▸ Given problem: Copy out all the lines exactly. Omit pictures.

▸ Dataset section:

··········

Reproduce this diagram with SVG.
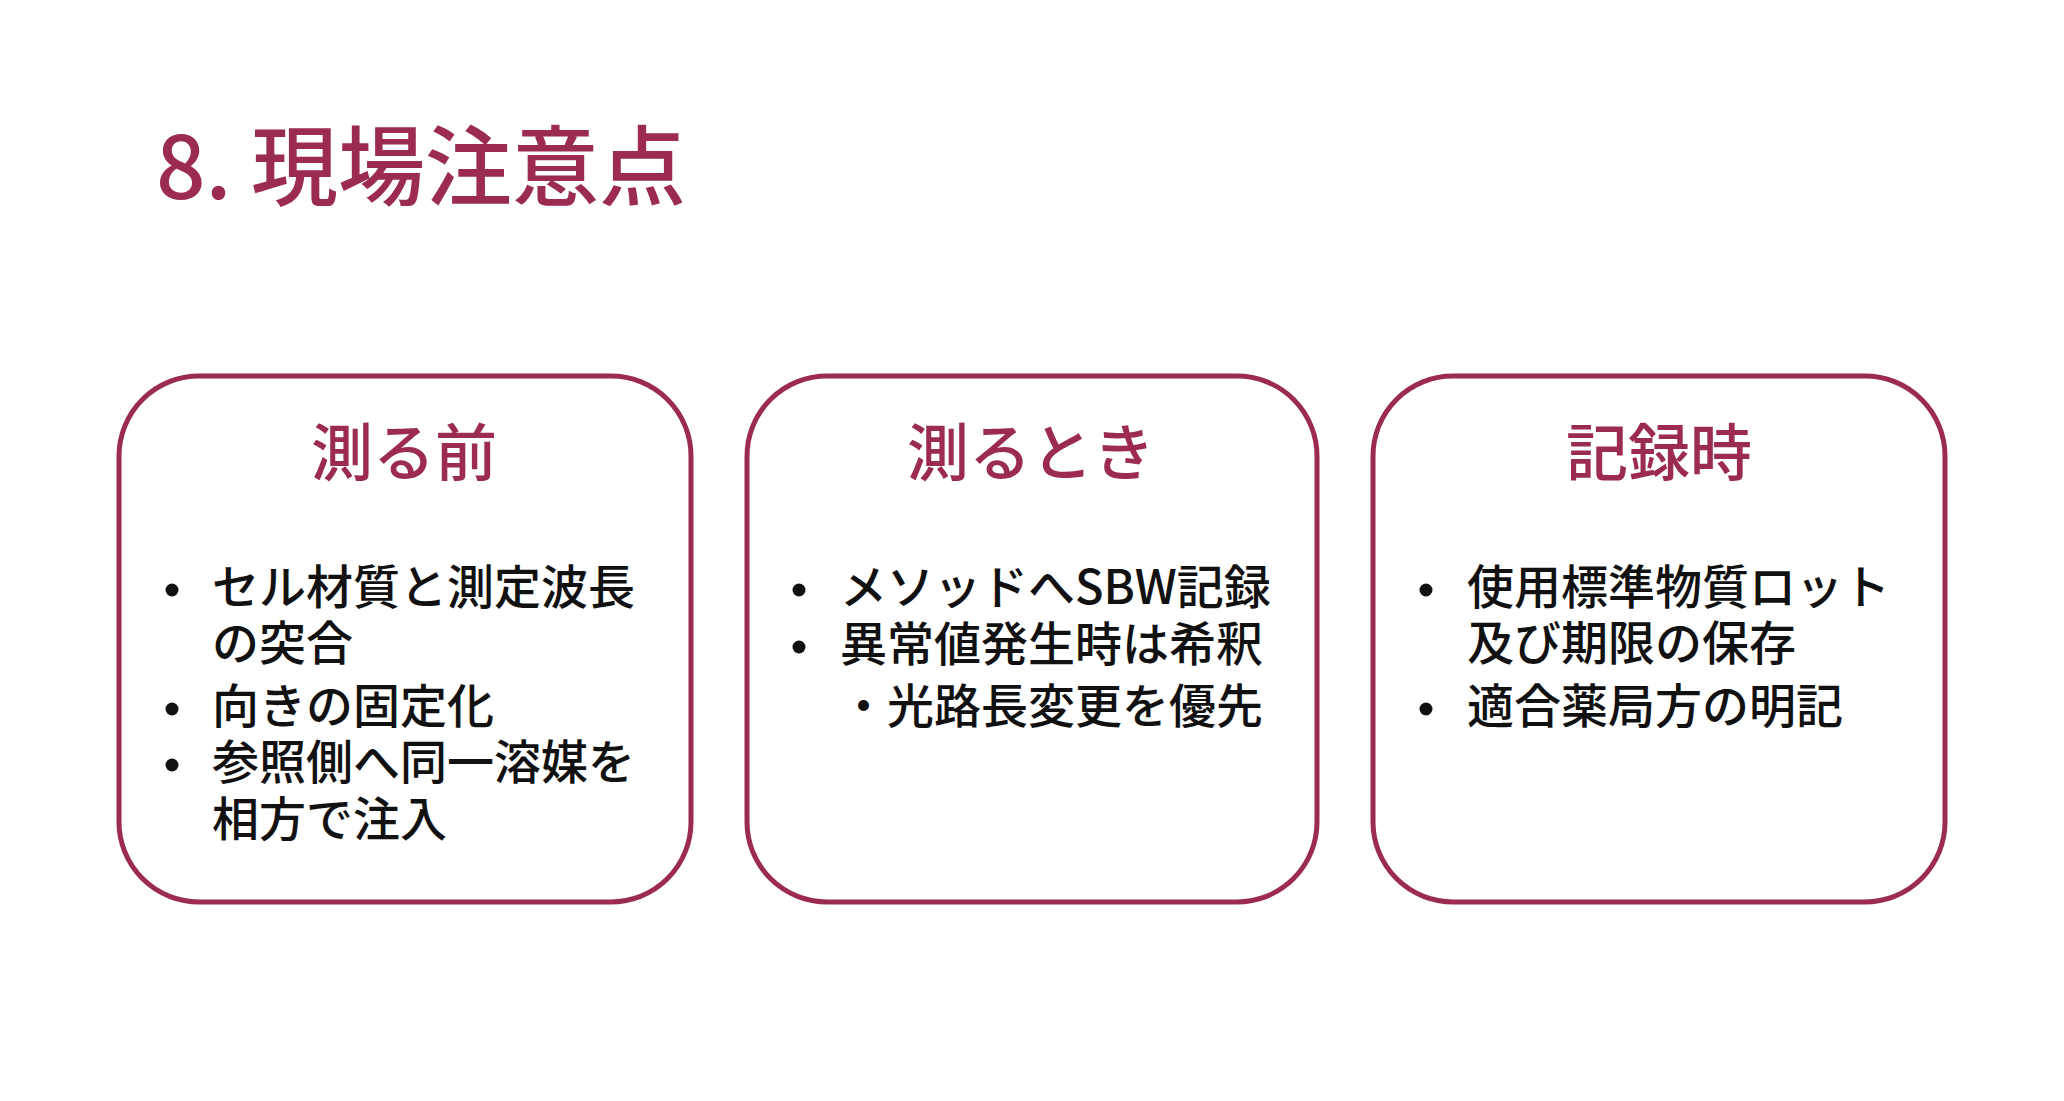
<svg xmlns="http://www.w3.org/2000/svg" width="2064" height="1101" viewBox="0 0 2064 1101">
<style>
.box{fill:#fff;stroke:#9b2b52;stroke-width:5}
.h{font-family:"Noto Sans CJK JP","Noto Sans",sans-serif;font-size:62px;font-weight:500;fill:#9b2b52;text-anchor:middle}
.t{font-family:"Noto Sans CJK JP","Noto Sans",sans-serif;font-size:47px;font-weight:500;fill:#111}
.d{fill:#111}
</style>
<rect width="2064" height="1101" fill="#fff"/>
<text x="156" y="199" font-family="Noto Sans CJK JP,Noto Sans,sans-serif" font-size="87" font-weight="500" fill="#9b2b52">8. 現場注意点</text>
<g id="n1">
<rect class="box" x="119" y="376" width="572" height="526" rx="80"/>
<text class="h" x="404" y="476">測る前</text>
<circle class="d" cx="172" cy="590" r="6.5"/>
<text class="t" x="212" y="604">セル材質と測定波長</text>
<text class="t" x="212" y="660">の突合</text>
<circle class="d" cx="172" cy="709" r="6.5"/>
<text class="t" x="212" y="723">向きの固定化</text>
<circle class="d" cx="172" cy="765" r="6.5"/>
<text class="t" x="212" y="779">参照側へ同一溶媒を</text>
<text class="t" x="212" y="836">相方で注入</text>
</g>
<g id="n2">
<rect class="box" x="747" y="376" width="570" height="526" rx="80"/>
<text class="h" x="1031" y="476">測るとき</text>
<circle class="d" cx="799" cy="590" r="6.5"/>
<text class="t" x="840" y="604">メソッドへSBW記録</text>
<circle class="d" cx="799" cy="647" r="6.5"/>
<text class="t" x="840" y="661">異常値発生時は希釈</text>
<text class="t" x="840" y="723">・光路長変更を優先</text>
</g>
<g id="n3">
<rect class="box" x="1373" y="376" width="572" height="526" rx="80"/>
<text class="h" x="1659" y="476">記録時</text>
<circle class="d" cx="1426" cy="590" r="6.5"/>
<text class="t" x="1467" y="604">使用標準物質ロット</text>
<text class="t" x="1467" y="660">及び期限の保存</text>
<circle class="d" cx="1426" cy="709" r="6.5"/>
<text class="t" x="1467" y="723">適合薬局方の明記</text>
</g>
<g id="connectors"/>
</svg>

··········

▸ Task answer:
Reproduce this diagram with SVG.
<svg xmlns="http://www.w3.org/2000/svg" width="2064" height="1101" viewBox="0 0 2064 1101">
<style>
.box{fill:#fff;stroke:#9b2b52;stroke-width:5}
.h{font-family:"Noto Sans CJK JP","Noto Sans",sans-serif;font-size:62px;font-weight:500;fill:#9b2b52;text-anchor:middle}
.t{font-family:"Noto Sans CJK JP","Noto Sans",sans-serif;font-size:47px;font-weight:500;fill:#111}
.d{fill:#111}
</style>
<rect width="2064" height="1101" fill="#fff"/>
<text x="156" y="199" font-family="Noto Sans CJK JP,Noto Sans,sans-serif" font-size="87" font-weight="500" fill="#9b2b52">8. 現場注意点</text>
<g id="n1">
<rect class="box" x="119" y="376" width="572" height="526" rx="80"/>
<text class="h" x="404" y="476">測る前</text>
<circle class="d" cx="172" cy="590" r="6.5"/>
<text class="t" x="212" y="604">セル材質と測定波長</text>
<text class="t" x="212" y="660">の突合</text>
<circle class="d" cx="172" cy="709" r="6.5"/>
<text class="t" x="212" y="723">向きの固定化</text>
<circle class="d" cx="172" cy="765" r="6.5"/>
<text class="t" x="212" y="779">参照側へ同一溶媒を</text>
<text class="t" x="212" y="836">相方で注入</text>
</g>
<g id="n2">
<rect class="box" x="747" y="376" width="570" height="526" rx="80"/>
<text class="h" x="1031" y="476">測るとき</text>
<circle class="d" cx="799" cy="590" r="6.5"/>
<text class="t" x="840" y="604">メソッドへSBW記録</text>
<circle class="d" cx="799" cy="647" r="6.5"/>
<text class="t" x="840" y="661">異常値発生時は希釈</text>
<text class="t" x="840" y="723">・光路長変更を優先</text>
</g>
<g id="n3">
<rect class="box" x="1373" y="376" width="572" height="526" rx="80"/>
<text class="h" x="1659" y="476">記録時</text>
<circle class="d" cx="1426" cy="590" r="6.5"/>
<text class="t" x="1467" y="604">使用標準物質ロット</text>
<text class="t" x="1467" y="660">及び期限の保存</text>
<circle class="d" cx="1426" cy="709" r="6.5"/>
<text class="t" x="1467" y="723">適合薬局方の明記</text>
</g>
<g id="connectors"/>
</svg>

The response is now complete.